How to Move iPhone Photos to an External Hard Drive
Freeing up iPhone storage by offloading photos to an external hard drive is one of the most practical ways to manage a growing library — but the process isn't as straightforward as plugging in a USB drive and dragging files over. iOS has its own rules, and the right approach depends on your equipment, operating system, and how much control you want over the transfer.
Why iPhone Photo Transfers Require a Few Extra Steps
Unlike Android devices, iPhones don't mount as standard USB storage. When you connect an iPhone to a computer, it appears as a camera or media device, not a drive you can browse freely. This means you can't simply drag photos directly from the iPhone to an external hard drive without going through your computer or a compatible app first.
There's also the question of file format. iPhones shot in HEIC format by default (since iOS 11), which compresses images efficiently but isn't universally compatible with older software or Windows systems. You can change this in Settings → Camera → Formats, selecting "Most Compatible" to shoot in JPEG instead — though this uses more storage on the device.
Method 1: Transfer via Computer (Mac or Windows)
This is the most reliable approach for bulk transfers.
On a Mac:
- Connect your iPhone with a Lightning or USB-C cable
- Open the Photos app or Image Capture
- Select the photos you want to export
- Choose your external hard drive as the destination
Image Capture gives you more granular control than Photos — you can select all images, choose a folder on the external drive, and import without adding them to your Mac's photo library first.
On Windows:
- Connect your iPhone and trust the computer when prompted on the device
- Open File Explorer — the iPhone appears under "This PC" as a device
- Navigate to Internal Storage → DCIM → folder(s) containing your photos
- Copy and paste or drag files to a folder on your external hard drive
📁 One important note: Windows reads iPhone photos as a camera import, so you can copy them out, but you won't see them organized the same way they appear in your iPhone's Albums view. They'll appear in numbered DCIM subfolders.

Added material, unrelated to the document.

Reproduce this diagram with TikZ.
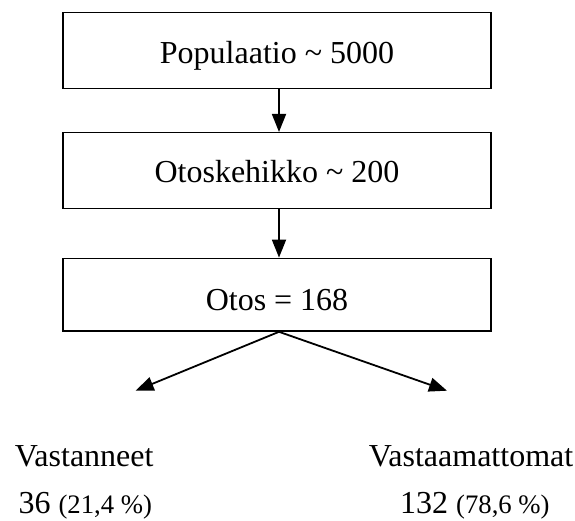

Method 2: Direct Transfer with a USB-C External Drive (No Computer Needed)
If your iPhone has a USB-C port (iPhone 15 and later), you can connect certain external drives directly and use the Files app to move photos without a computer at all.
- Connect a USB-C external drive to your iPhone
- Open the Files app — the drive should appear under Locations
- Navigate to your photos (accessible via the Photos section or through the Files app)
- Copy files from the Photos folder and paste them into your external drive directory
This method works well for on-the-go transfers, but it requires a drive formatted in a compatible file system (exFAT, FAT32, or APFS for Apple-formatted drives) and a USB-C cable or adapter that supports data transfer — not just charging.
Older iPhones with Lightning ports can do something similar using a Lightning to USB adapter and a compatible drive, though speeds are slower and app support is more variable.
Method 3: iCloud Photo Library + Download to Drive
If your photos are already in iCloud Photos, you can download them to a computer and then move them to an external drive in one workflow:
- Sign in to iCloud.com or use the iCloud for Windows app
- Download photos in batches (iCloud.com supports selecting and downloading up to 1,000 photos at a time)
- Move the downloaded files to your external hard drive
This is useful if your iPhone storage is already managed by iCloud, but it adds steps and depends on your internet connection speed for large libraries.
Key Variables That Affect How This Works for You
| Variable | Why It Matters |
|---|---|
| iPhone model (Lightning vs USB-C) | Determines direct-to-drive compatibility and transfer speed |
| Computer OS (Mac vs Windows) | Changes which apps and file system options are available |
| Photo format (HEIC vs JPEG) | Affects compatibility with the drive and destination software |
| External drive file system | exFAT works cross-platform; APFS is Mac-only; NTFS requires workarounds on Mac |
| Library size | Large libraries (10,000+ photos) may require batching or dedicated software |
| iCloud Photos enabled | Affects whether full-resolution originals are stored on the device or in the cloud |
What "Optimized Storage" Means for Your Transfer 🔍
If you have iCloud Photos turned on with "Optimize iPhone Storage" enabled, the full-resolution versions of your photos may not be on your device at all — only smaller previews. Transferring in this state would copy lower-resolution files, not originals.
Before any transfer, check Settings → Photos to confirm whether full originals are on the device. If not, you'll need to download originals from iCloud first, or export directly from iCloud rather than from the iPhone itself.
File System Compatibility at a Glance
- exFAT: Readable and writable on both Mac and Windows — the most flexible choice for external drives used across systems
- APFS / HFS+: Native to Mac; not natively writable on Windows without third-party software
- NTFS: Native to Windows; read-only on Mac without third-party tools
- FAT32: Universal compatibility but limited to 4GB per file — a problem for long videos
The right method and setup for moving your iPhone photos ultimately comes down to which iPhone you have, what computer you're working with, how your photo library is currently managed, and how often you plan to do this. Each of those factors pulls the ideal workflow in a different direction.